On Fathers’ Day


This past weekend, many people in US celebrated Father’s Day. The Father’s Day tradition started in 1910, involves activities like fathers and children getting together, children visiting parents, going outings with parents and having meals together, etc. Family tradition may vary, but its core value is to strengthen bonds between fathers and children.

While doing my daily morning treadmill walk routine I was listening to my favorite radio host talking about his surprise call to his dad because he couldn’t visit him due to pandemic travel restriction. During their call, they share their fun memories of fishing together in Minnesota lakes and even exchanging their bash fish catches. They shared their memories of taking pictures with their catches fish and grape shared his experiences fishing with his grand children.

Similar stories are shared throughout the media by journalists, writers, talk radio hosts and others. I like inspiring Father’s Day stories. One such story ‘what I learned in father’s kitchen‘ by columnist Kathleen Parker is especially noteworthy. This is not only the story I read, yet I have been almost regular reader of her column and thought to highlight here.
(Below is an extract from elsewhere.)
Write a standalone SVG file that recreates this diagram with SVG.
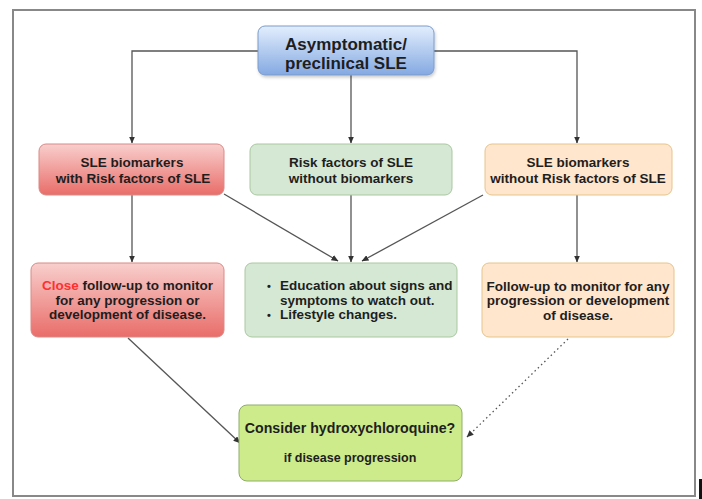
<svg xmlns="http://www.w3.org/2000/svg" width="702" height="499" viewBox="0 0 702 499">
<defs>
<linearGradient id="gBlue" x1="0" y1="0" x2="0" y2="1">
<stop offset="0" stop-color="#e3eefd"/>
<stop offset="1" stop-color="#84a9e2"/>
</linearGradient>
<linearGradient id="gRed" x1="0" y1="0" x2="0" y2="1">
<stop offset="0" stop-color="#f8cfcd"/>
<stop offset="1" stop-color="#e96d69"/>
</linearGradient>
<filter id="sh" x="-10%" y="-10%" width="120%" height="140%">
<feDropShadow dx="1" dy="2" stdDeviation="1.5" flood-color="#000" flood-opacity="0.2"/>
</filter>
<marker id="arr" markerWidth="7" markerHeight="6" refX="6.5" refY="3" orient="auto" markerUnits="userSpaceOnUse">
<path d="M0,0 L7,3 L0,6 Z" fill="#333"/>
</marker>
<style>
.t{font-family:"Liberation Sans",Arial,sans-serif;font-weight:bold;font-size:13.5px;fill:#1e1e1e;}
.c{text-anchor:middle;}
.box{stroke-width:1;}
.con{fill:none;stroke:#555;stroke-width:1.3;marker-end:url(#arr);}
</style>
</defs>
<rect x="0" y="0" width="702" height="499" fill="#ffffff"/>
<rect x="13" y="10" width="682" height="486" fill="#ffffff" stroke="#888" stroke-width="2"/>
<rect x="699" y="479" width="3" height="20" fill="#111"/>

<g id="connectors">
<path class="con" d="M259,51 H132 V143"/>
<path class="con" d="M351,75 V143"/>
<path class="con" d="M434,51 H577 V143"/>
<path class="con" d="M132,195 V262"/>
<path class="con" d="M351,195 V262"/>
<path class="con" d="M577,195 V262"/>
<path class="con" d="M224,194 L338,261"/>
<path class="con" d="M483,195 L362,261"/>
<path class="con" d="M128,338 L240,443"/>
<path class="con" d="M568,339 L467,437" stroke-dasharray="1.5,3"/>
</g>

<g id="top">
<rect class="box" x="258" y="26" width="176" height="49" rx="7" fill="url(#gBlue)" stroke="#7a9ccc" filter="url(#sh)"/>
<text class="t c" x="346" y="50" style="font-size:17px">Asymptomatic/</text>
<text class="t c" x="346" y="69" style="font-size:17px">preclinical SLE</text>
</g>

<g id="red1">
<rect class="box" x="39" y="144" width="185" height="51" rx="7" fill="url(#gRed)" stroke="#d98a87"/>
<text class="t c" x="132" y="167">SLE biomarkers</text>
<text class="t c" x="133" y="183">with Risk factors of SLE</text>
</g>

<g id="green1">
<rect class="box" x="250" y="144" width="202" height="51" rx="7" fill="#d5e8d4" stroke="#a9c8a0"/>
<text class="t c" x="351" y="167">Risk factors of SLE</text>
<text class="t c" x="351" y="183">without biomarkers</text>
</g>

<g id="orange1">
<rect class="box" x="485" y="144" width="187" height="51" rx="7" fill="#ffe6cc" stroke="#e6c48c"/>
<text class="t c" x="578" y="167">SLE biomarkers</text>
<text class="t c" x="578" y="183">without Risk factors of SLE</text>
</g>

<g id="red2">
<rect class="box" x="31" y="263" width="193" height="74" rx="7" fill="url(#gRed)" stroke="#d98a87"/>
<text class="t c" x="127.5" y="290"><tspan fill="#ff3030">Close</tspan> follow-up to monitor</text>
<text class="t c" x="127.5" y="305">for any progression or</text>
<text class="t c" x="127.5" y="319">development of disease.</text>
</g>

<g id="green2">
<rect class="box" x="245" y="263" width="212" height="74" rx="7" fill="#d5e8d4" stroke="#a9c8a0"/>
<text class="t" x="267" y="290" style="font-size:11px">•</text>
<text class="t" x="280" y="290">Education about signs and</text>
<text class="t" x="280" y="305">symptoms to watch out.</text>
<text class="t" x="267" y="319" style="font-size:11px">•</text>
<text class="t" x="280" y="319">Lifestyle changes.</text>
</g>

<g id="orange2">
<rect class="box" x="482" y="263" width="192" height="74" rx="7" fill="#ffe6cc" stroke="#e6c48c"/>
<text class="t c" x="578" y="291">Follow-up to monitor for any</text>
<text class="t c" x="578" y="305">progression or development</text>
<text class="t c" x="578" y="320">of disease.</text>
</g>

<g id="bottom">
<rect class="box" x="239" y="405" width="223" height="76" rx="8" fill="#cdeb8b" stroke="#8fae6a"/>
<text class="t c" x="350" y="433" style="font-size:14.2px">Consider hydroxychloroquine?</text>
<text class="t c" x="350" y="462" style="font-size:12.5px">if disease progression</text>
</g>
</svg>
Columnist Kathleen Parker writes that she and her single dad share a large house with a large kitchen. She writes: “It is little wonder that I grew up interested in politics. Two of the men were journalists, one a newspaper columnist.”

  • “Most of the time, the kitchen was a Socratic classroom in which we’d pick up the conversation where we’d left off the previous night. Ever since my mother’s death when I was 3, my father had been a constant — my mentor, teacher, driver and, as he used to joke, my butler.”
  • “Whatever critical thinking skills I acquired in life I attribute primarily to these kitchen talks. The son of an English professor and, by age 14, a state-champion debater, my father possessed the gift of language.”

She writes: “Fortunately for me, I learned to read his mind and could distract the laser beam of his gimlet eye. I was a good listener, which, he frequently argued, is all a man wants from a woman.”